The most effective founding member offers combine exclusivity with tangibility. Free shipping alone is weak. Better options include: a bundle price available only during the launch window, a limited-edition starter kit not available post-launch, a handwritten founder's note with first orders, or early access to a second product not yet announced publicly. The offer should feel personal and time-bound — not like a standard promotional discount.
Q4: What email platform should I use to manage my pre-launch waitlist?
For wellness brands using Shopify, Klaviyo is the industry-leading choice — it integrates directly with your store, tracks purchase behaviour, and enables post-purchase automation from day one. For creators on a tighter budget at the pre-launch stage, Mailchimp or ConvertKit are solid alternatives. The platform matters less than having a system in place before your first waitlist sign-up arrives.
Q5: Should I tell my audience how many people are on my waitlist?

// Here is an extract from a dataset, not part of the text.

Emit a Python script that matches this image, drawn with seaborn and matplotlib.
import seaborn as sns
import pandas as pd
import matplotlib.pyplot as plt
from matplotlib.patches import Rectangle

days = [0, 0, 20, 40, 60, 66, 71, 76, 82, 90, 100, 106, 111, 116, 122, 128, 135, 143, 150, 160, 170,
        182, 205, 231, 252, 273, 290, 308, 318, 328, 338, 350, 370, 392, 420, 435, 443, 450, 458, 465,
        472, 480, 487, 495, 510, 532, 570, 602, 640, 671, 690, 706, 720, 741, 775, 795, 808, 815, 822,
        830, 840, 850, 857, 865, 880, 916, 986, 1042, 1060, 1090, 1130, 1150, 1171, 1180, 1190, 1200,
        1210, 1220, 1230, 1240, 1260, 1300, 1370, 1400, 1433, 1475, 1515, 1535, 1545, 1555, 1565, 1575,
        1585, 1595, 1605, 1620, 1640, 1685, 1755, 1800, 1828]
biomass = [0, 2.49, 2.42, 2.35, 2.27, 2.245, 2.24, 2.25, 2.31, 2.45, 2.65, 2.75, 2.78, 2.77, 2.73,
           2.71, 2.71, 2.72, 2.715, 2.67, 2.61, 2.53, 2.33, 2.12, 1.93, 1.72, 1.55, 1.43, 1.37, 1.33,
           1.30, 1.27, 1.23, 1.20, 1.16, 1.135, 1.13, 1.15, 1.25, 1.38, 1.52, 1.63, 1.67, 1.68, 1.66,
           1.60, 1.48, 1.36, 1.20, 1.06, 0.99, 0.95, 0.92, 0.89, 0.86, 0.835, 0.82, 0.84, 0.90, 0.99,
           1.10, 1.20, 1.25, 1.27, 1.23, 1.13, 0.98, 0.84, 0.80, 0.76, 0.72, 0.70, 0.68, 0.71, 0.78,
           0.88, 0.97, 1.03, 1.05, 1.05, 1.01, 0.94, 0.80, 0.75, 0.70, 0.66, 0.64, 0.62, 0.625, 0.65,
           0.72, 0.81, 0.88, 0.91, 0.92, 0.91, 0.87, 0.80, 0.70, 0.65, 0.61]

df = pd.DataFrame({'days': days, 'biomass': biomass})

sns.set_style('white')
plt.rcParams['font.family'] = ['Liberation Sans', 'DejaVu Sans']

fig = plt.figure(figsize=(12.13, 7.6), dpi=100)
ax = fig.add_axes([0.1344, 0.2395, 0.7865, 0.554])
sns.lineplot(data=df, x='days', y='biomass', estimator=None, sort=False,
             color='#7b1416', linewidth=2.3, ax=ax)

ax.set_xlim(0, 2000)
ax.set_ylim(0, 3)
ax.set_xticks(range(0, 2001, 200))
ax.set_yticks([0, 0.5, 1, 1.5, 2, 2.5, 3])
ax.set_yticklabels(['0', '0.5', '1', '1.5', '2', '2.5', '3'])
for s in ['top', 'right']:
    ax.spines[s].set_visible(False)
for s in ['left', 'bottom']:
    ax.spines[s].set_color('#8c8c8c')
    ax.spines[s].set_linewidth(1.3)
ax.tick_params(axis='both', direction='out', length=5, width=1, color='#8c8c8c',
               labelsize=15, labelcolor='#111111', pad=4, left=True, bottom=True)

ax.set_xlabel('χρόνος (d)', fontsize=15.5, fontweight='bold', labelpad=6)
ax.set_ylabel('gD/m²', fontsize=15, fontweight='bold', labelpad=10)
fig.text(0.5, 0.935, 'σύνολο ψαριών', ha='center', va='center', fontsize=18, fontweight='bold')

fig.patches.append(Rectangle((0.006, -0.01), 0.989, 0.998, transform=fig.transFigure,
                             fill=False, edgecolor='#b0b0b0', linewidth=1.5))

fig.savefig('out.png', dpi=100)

Yes — social proof from within your own community is one of the most powerful conversion triggers available to a creator brand. Sharing "1,200 people on the waitlist" or "we sold out our first run in 36 hours" creates genuine FOMO and signals credibility to those still deciding. Be accurate and truthful with every number you share — your community's trust is the most valuable asset your brand has.

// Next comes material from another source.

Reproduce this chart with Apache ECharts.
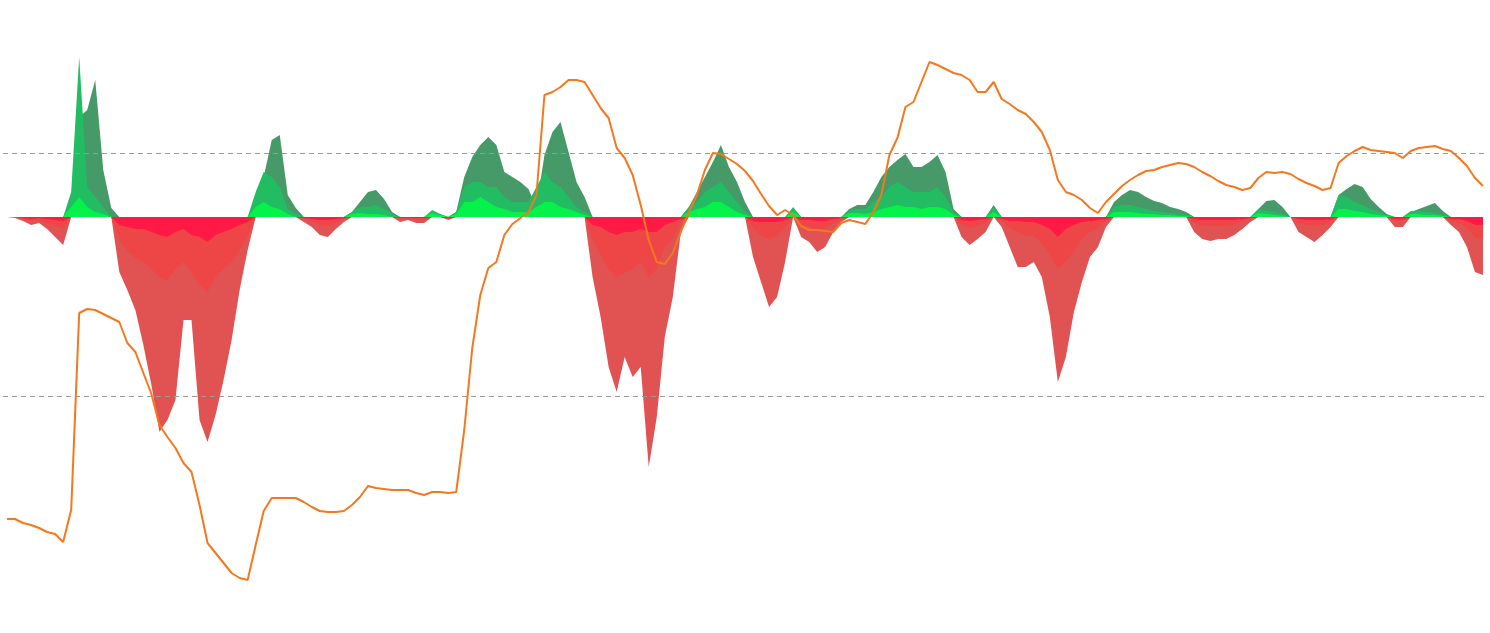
<!DOCTYPE html>
<html>
<head>
<meta charset="utf-8">
<script src="https://cdn.jsdelivr.net/npm/echarts@6/dist/echarts.min.js"></script>
<style>
html,body{margin:0;padding:0;background:#fff;}
#chart{width:1490px;height:633px;}
</style>
</head>
<body>
<div id="chart"></div>
<script>
// Oscillator, long window (outer layer)
const oscLong = [0,-1,-4,-8,-6,-12,-20,-28,15,100,107,137,47,9,-55,-73,-93,-128,-168,-215,-203,-183,-103,-103,-203,-225,-198,-163,-123,-73,-33,10,40,77,82,22,9,-5,-10,-18,-20,-12,-5,5,15,25,27,18,5,-5,-3,-6,-6,4,3,-3,5,40,60,72,80,72,45,40,35,28,10,62,85,95,65,35,20,-60,-100,-150,-175,-140,-160,-150,-250,-200,-120,-80,-15,10,25,40,55,72,50,35,15,-40,-65,-90,-80,-45,8,-20,-25,-35,-30,-15,-5,8,12,12,25,40,50,57,63,50,50,55,62,45,8,-20,-28,-22,-15,12,-10,-30,-50,-50,-45,-60,-100,-165,-140,-95,-65,-40,-30,-10,15,22,27,25,20,16,14,10,8,5,-15,-22,-24,-22,-22,-18,-12,-5,8,16,17,10,0,-15,-20,-25,-18,-10,22,28,33,30,18,10,3,-10,-10,5,8,11,14,6,-8,-15,-30,-55,-58];
// Oscillator, medium window (middle layer)
const oscMid = [0,0,-2,-4,-3,-6,-9,-11,25,160,30,20,10,0,-22,-34,-41,-45,-52,-60,-64,-52,-45,-56,-68,-75,-60,-52,-45,-34,-19,25,45,40,30,8,3,-2,-4,-8,-9,-6,-2,5,10,10,12,8,3,-2,-2,-3,-3,7,3,-2,5,30,35,35,30,30,20,15,15,15,30,45,35,30,20,10,5,-22,-38,-52,-60,-56,-52,-45,-60,-52,-30,-22,-4,10,15,25,30,35,25,15,5,-11,-19,-22,-19,-11,10,-8,-9,-14,-11,-6,-2,6,8,8,15,20,30,35,30,25,25,25,30,20,5,-8,-11,-9,-6,10,-4,-11,-15,-19,-19,-26,-38,-52,-45,-34,-22,-15,-11,-4,10,12,12,10,8,6,5,4,3,2,-6,-9,-9,-9,-9,-8,-4,-2,8,6,5,3,0,-6,-8,-9,-8,-4,22,20,15,12,8,5,2,-4,-4,6,6,5,4,2,-4,-6,-11,-21,-22];
// Oscillator, short window (inner layer)
const oscShort = [0,0,-1,-2,-1,-2,-3,-4,10,20,10,5,3,0,-8,-10,-12,-12,-15,-18,-20,-15,-12,-18,-20,-25,-18,-15,-12,-8,-5,10,15,10,8,3,0,-1,-2,-3,-3,-2,-1,3,4,3,3,2,0,-1,-1,-1,-1,4,2,-1,3,15,15,20,15,10,8,5,5,5,10,15,15,10,8,5,2,-8,-10,-15,-18,-15,-15,-12,-15,-15,-8,-5,-2,5,8,10,15,15,10,5,2,-4,-5,-5,-5,-3,5,-3,-3,-4,-4,-2,-1,4,4,3,5,8,10,12,10,10,8,10,10,8,2,-3,-4,-3,-2,5,-2,-4,-4,-5,-5,-8,-12,-20,-12,-8,-5,-4,-3,-2,5,5,5,4,3,3,2,2,1,1,-2,-3,-3,-3,-3,-3,-2,-1,4,3,2,1,0,-2,-3,-3,-3,-2,8,8,6,5,3,2,1,-2,-2,3,3,2,2,1,-2,-2,-4,-8,-8];
// Price (right axis, index units)
const price = [114,114,110,108,105,101,99,91,123,320,324,323,319,315,311,290,281,260,239,208,196,185,170,161,128,90,80,70,60,55,53,88,122,135,135,135,135,131,126,122,121,121,122,128,136,147,145,144,143,143,143,140,138,141,141,140,141,203,285,338,365,371,398,409,415,421,438,538,541,546,553,553,551,538,525,515,485,475,458,428,393,371,369,380,401,421,438,463,480,479,474,469,462,452,439,427,418,423,418,407,403,403,402,401,410,413,411,409,421,438,478,495,526,531,551,571,568,564,560,558,553,541,541,551,534,529,523,519,511,501,483,453,441,438,433,425,420,431,439,447,453,458,462,463,466,468,470,469,466,461,457,452,448,446,443,445,455,461,460,461,459,454,450,447,443,445,470,477,482,486,483,482,481,480,475,482,485,486,487,484,482,475,467,455,447];
// Reference levels on the price axis
const refLevels = [480, 237];

const periods = price.map((_, i) => 'P' + (i + 1));
const pos = a => a.map(v => (v > 0 ? v : 0));
const neg = a => a.map(v => (v < 0 ? v : 0));

function area(name, data, color) {
  return {
    name, type: 'line', data, yAxisIndex: 0,
    showSymbol: false, symbol: 'none', smooth: false,
    lineStyle: { width: 0 },
    areaStyle: { color: color, opacity: 1 },
    itemStyle: { color: color },
    silent: true
  };
}

const chart = echarts.init(document.getElementById('chart'));
chart.setOption({
  animation: false,
  backgroundColor: '#ffffff',
  grid: { left: 3, right: 3, top: 0, bottom: 0 },
  xAxis: { type: 'category', data: periods, boundaryGap: true, show: false },
  yAxis: [
    { type: 'value', min: -416, max: 217, show: false },
    { type: 'value', min: 0, max: 633, show: false }
  ],
  series: [
    area('long+', pos(oscLong), '#459a68'),
    area('long-', neg(oscLong), '#e15353'),
    area('mid+', pos(oscMid), '#22bd62'),
    area('mid-', neg(oscMid), '#ee4646'),
    area('short+', pos(oscShort), '#05f24a'),
    area('short-', neg(oscShort), '#ff1a45'),
    {
      name: 'Price', type: 'line', data: price, yAxisIndex: 1,
      showSymbol: false, symbol: 'none',
      lineStyle: { color: '#f5781f', width: 2 },
      itemStyle: { color: '#f5781f' },
      z: 5,
      markLine: {
        silent: true, symbol: ['none', 'none'],
        label: { show: false },
        lineStyle: { color: '#9a9a9a', width: 1, type: [5, 4] },
        data: refLevels.map(v => ({ yAxis: v }))
      }
    }
  ]
});
</script>
</body>
</html>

The Thing About Your First 100 Customers
Your first 100 customers are not just a sales milestone.
They are the proof of concept for everything that comes after. They are the reviews on your product page that convert the next 1,000 customers. They are the UGC that makes your first paid ads perform. They are the email subscribers who buy your second product. They are the word-of-mouth engine that no ad budget can replicate.
Most wellness brands treat the launch as the beginning of the story. The brands that win treat the pre-launch community strategy as the foundation the entire story is built on.
You already have the audience. You already have the trust. You already have the content system.
The only thing left to do is build something worth buying — and give your community the chance to be first.